The lighting direction adopted one of 36 directions ‘around the clock’, at intervals of 10°. For each lighting direction, the stimulus had two complementary configurations. In one configuration, the top left and bottom right discs were convex, whereas the top right and bottom left were concave, and in the complementary configuration it was the other way around. The reason for having two configurations per lighting direction was to ensure that each stimulus looked identical to its complementary configuration when lit from 180° further around the clock. Each disc position (e.g. top left) in each configuration was presented twice at each lighting direction, making a total of 1152 trials (i.e. 4 positions×2 configurations×2 repeats×36 light orientations×2 sessions).

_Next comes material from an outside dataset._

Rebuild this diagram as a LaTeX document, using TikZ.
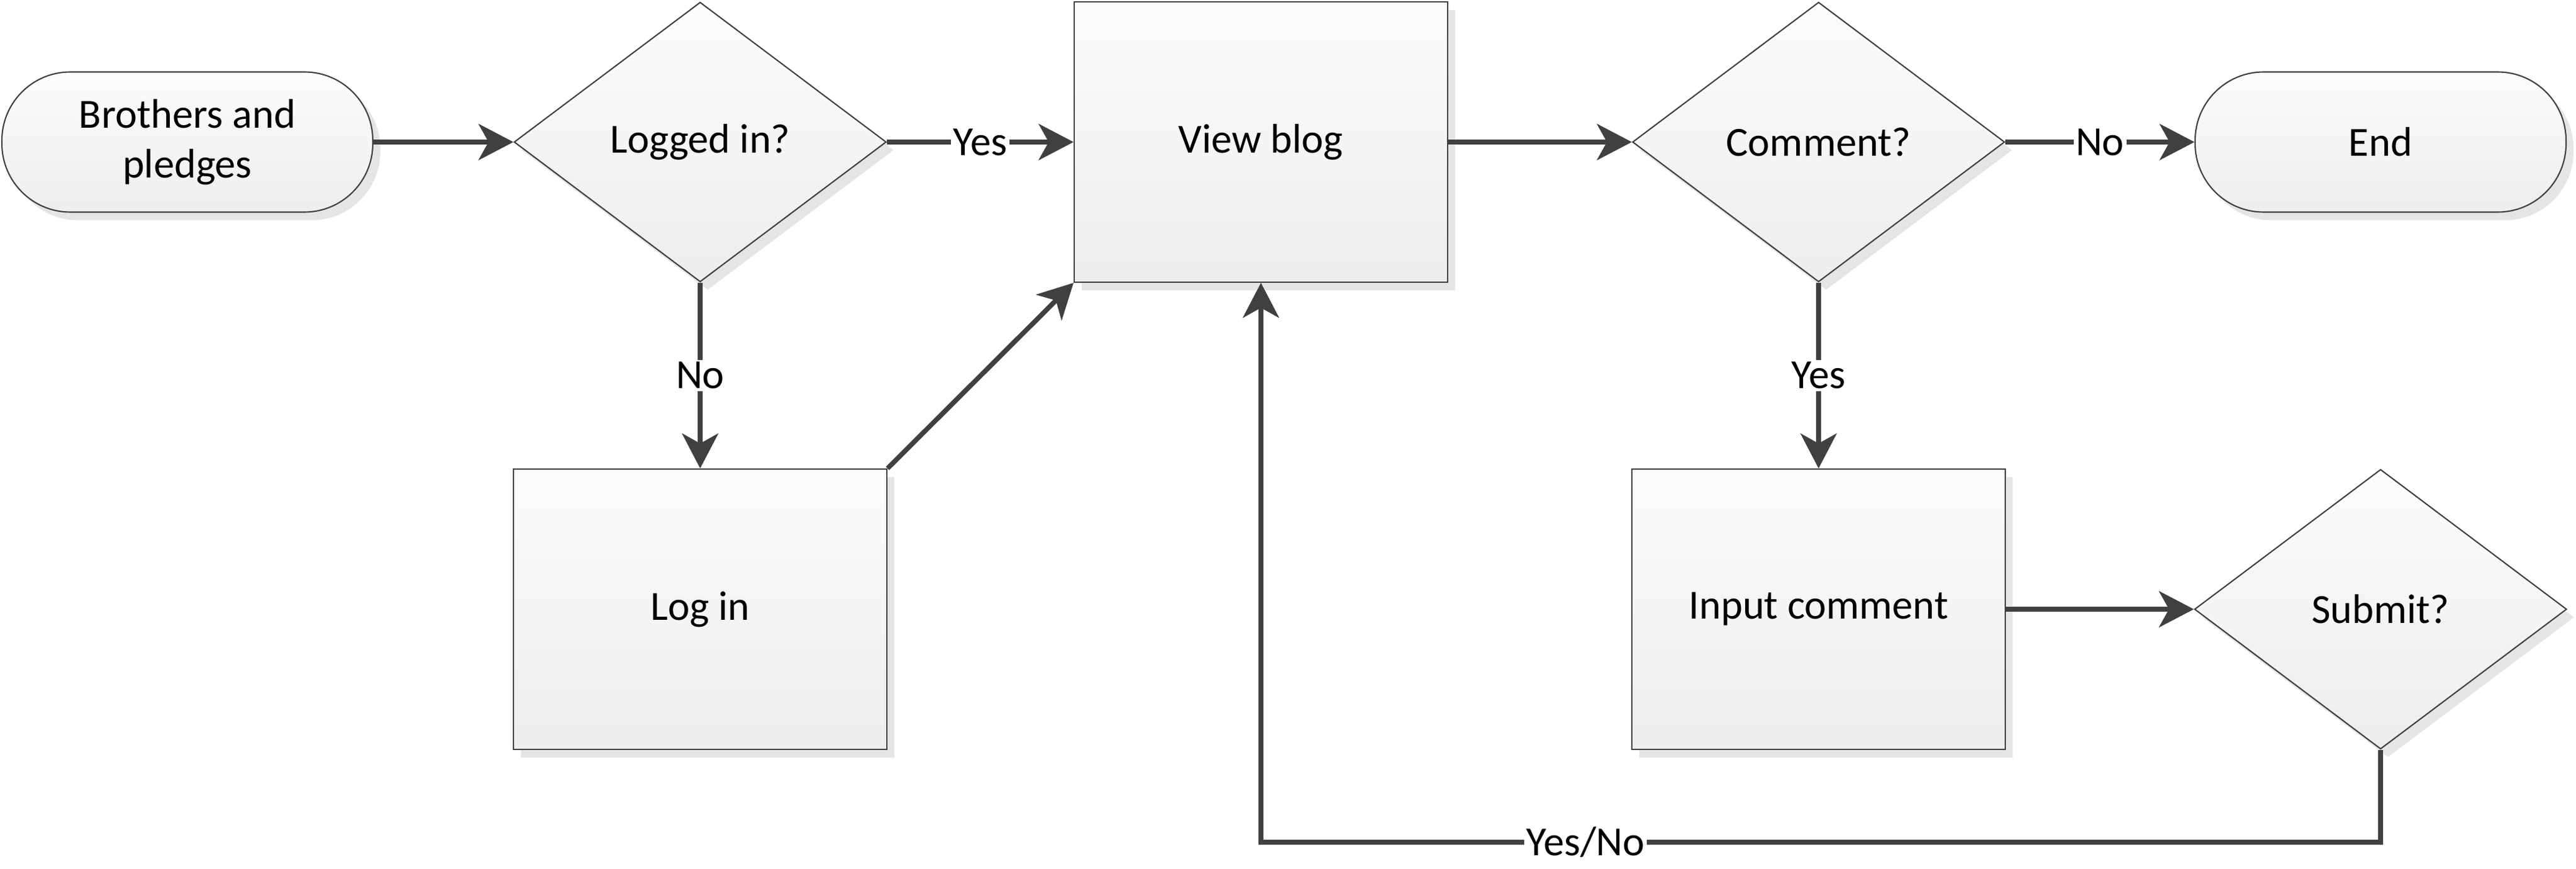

Appendix B. Estimating lambda

Cross-validation consists of splitting each observer's data into two subsets, a training dataset s_train and a test dataset s_test. For each putative value of λ=λ_j, the training data s_train was used to estimate $\hat{\mathit{q}}$ (and therefore the prior) by minimizing E. Setting $q_i={\hat{q}}_i$ in equation (2.23), E_f(s_test) was then evaluated using the test data s_test, which yields estimate of the likelihood of the test data for λ_j. This procedure is repeated over a range of values for λ_j, and the value of λ_j that minimizes E_f(s_test) is taken to be $\hat{\lambda }$. In order to obtain a robust estimate for $\hat{\lambda }$, this whole procedure was repeated using four runs, as follows. Initially, the data were split into four subsets. On each run, three subsets were combined to make the training set, and the remaining subset was used as the test set. Each of the four subsets took its turn as the test set on exactly one run, with the remaining three subsets being used as the training set. Each run yielded a curve for E_f(s_test) as a function of λ, and these four curves were averaged. The value of λ corresponding to the minimum of this average curve was taken to be $\hat{\lambda }$ for a single observer. The value of σ was set to σ=1 for the simulated observer and to σ=2 for human observers.

Appendix C. The mean vector

The mean vector is the mean of the estimated prior distribution. The direction of this vector indicates the direction of the bias (anisotropy) in the prior and its length shows the amount of bias. The x and y components of the mean vector are $x={\sum }_{\theta }{p}_{\theta }(\theta )\text{cos}\theta$ and $y={\sum }_{\theta }{p}_{\theta }(\theta )\text{sin}\theta$, respectively.